Bad Scheduling

I think this article about Mark Warner’s speech pretty clearly demonstrates the problem with giving prominent speaking positions at your national convention to politicians from states that tend to hue away from your party:

Some Democrats were already complaining, saying that Warner’s job is to put a dent in Republican John McCain’s image.

“This isn’t the Richmond Chamber of Commerce,” said Democratic consultant Paul Begala.

For Mark Warner, who is seeking the Senate seat of retiring Republican John Warner, a red-meat speech that would bring the party’s most passionate warriors to their feet in Denver would undermine a carefully cultivated image at home that has given him a strong lead in statewide polls and a lopsided fundraising advantage.

And that’s kind of the problem, if Mark Warner did what he really needed to do for the convention, it would hurt him at home.
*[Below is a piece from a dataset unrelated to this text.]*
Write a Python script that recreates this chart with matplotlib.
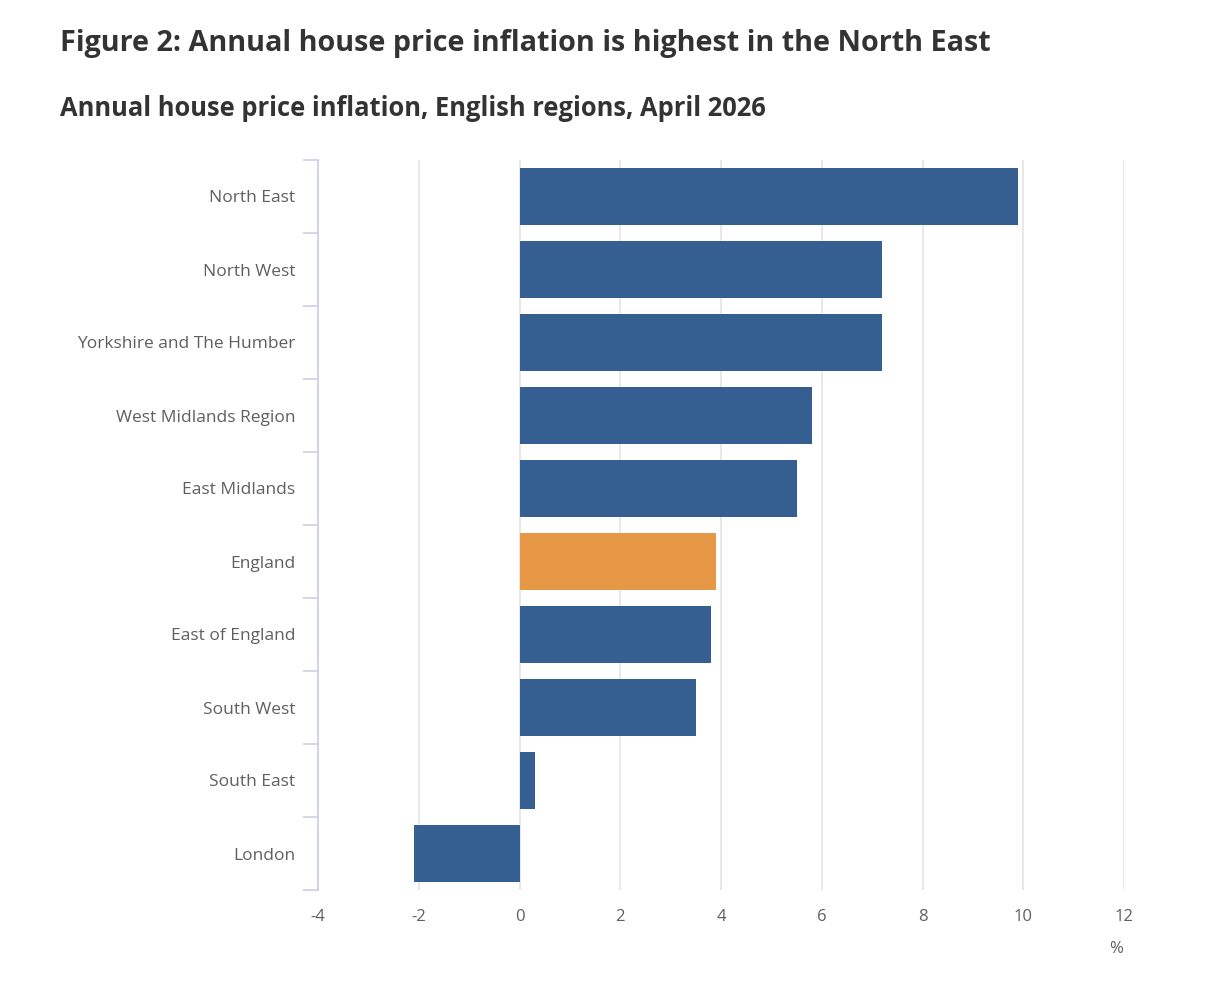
import numpy as np
import matplotlib
matplotlib.use("Agg")
import matplotlib.pyplot as plt

# data
regions = ["North East", "North West", "Yorkshire and The Humber",
           "West Midlands Region", "East Midlands", "England",
           "East of England", "South West", "South East", "London"]
inflation = [9.9, 7.2, 7.2, 5.8, 5.5, 3.9, 3.8, 3.5, 0.3, -2.1]
highlight = "England"

x_ticks = [-4, -2, 0, 2, 4, 6, 8, 10, 12]

BLUE = "#345f90"
ORANGE = "#e69847"
TEXT = "#333333"
AXIS_TEXT = "#5f5f5f"

plt.rcParams["font.family"] = ["Open Sans", "DejaVu Sans"]

fig = plt.figure(figsize=(12.14, 10.08), dpi=100)
ax = fig.add_axes([318 / 1214, 1 - 890 / 1008, (1124 - 318) / 1214, 730 / 1008])

y = np.arange(len(regions))
colors = [ORANGE if r == highlight else BLUE for r in regions]
ax.barh(y, inflation, height=0.79, color=colors, zorder=3)

ax.set_xlim(-4, 12)
ax.set_ylim(len(regions) - 0.5, -0.5)

# x axis: labels only, vertical grid lines
ax.set_xticks(x_ticks)
ax.set_xticklabels([str(t) for t in x_ticks])
ax.tick_params(axis="x", length=0, pad=14, labelsize=12, labelcolor=AXIS_TEXT)
ax.grid(axis="x", color="#e6e6e6", linewidth=1.3, zorder=0)

# y axis: tick marks at category boundaries, labels at centres
ax.set_yticks(np.arange(len(regions) + 1) - 0.5)
ax.set_yticklabels([])
ax.tick_params(axis="y", which="major", length=11, width=1.2, color="#ccd0e6")
ax.set_yticks(y, minor=True)
ax.set_yticklabels(regions, minor=True)
ax.tick_params(axis="y", which="minor", length=0, pad=16.5, labelsize=12.5,
               labelcolor=AXIS_TEXT)

for s in ["top", "right", "bottom"]:
    ax.spines[s].set_visible(False)
ax.spines["left"].set_color("#ccd0e6")
ax.spines["left"].set_linewidth(1.3)

fig.text(1116 / 1214, 1 - 949 / 1008, "%", ha="center", va="center",
         fontsize=12, color=AXIS_TEXT)

fig.text(60 / 1214, 1 - 44 / 1008,
         "Figure 2: Annual house price inflation is highest in the North East",
         ha="left", va="center", fontsize=20.7, fontweight="bold", color=TEXT)
fig.text(60 / 1214, 1 - 108 / 1008,
         "Annual house price inflation, English regions, April 2026",
         ha="left", va="center", fontsize=18.4, fontweight="bold", color=TEXT)

fig.savefig("out.png", dpi=100, facecolor="white")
So he can’t run down the litany of problems with Bush. Now obviously, positive speeches like this have worked before. Barack Obama’s 2004 speech comes immediately to mind. But those kinds of speeches are usually pulled off by the force of the speaker’s oratory, and Mark Warner isn’t necessarily known for having Obamaesque inflection.

Then again, I suppose there’s something to the idea that the public broadly favors Democrats in generic terms, and so all Democrats really need to do is make the public comfortable with Obama to win.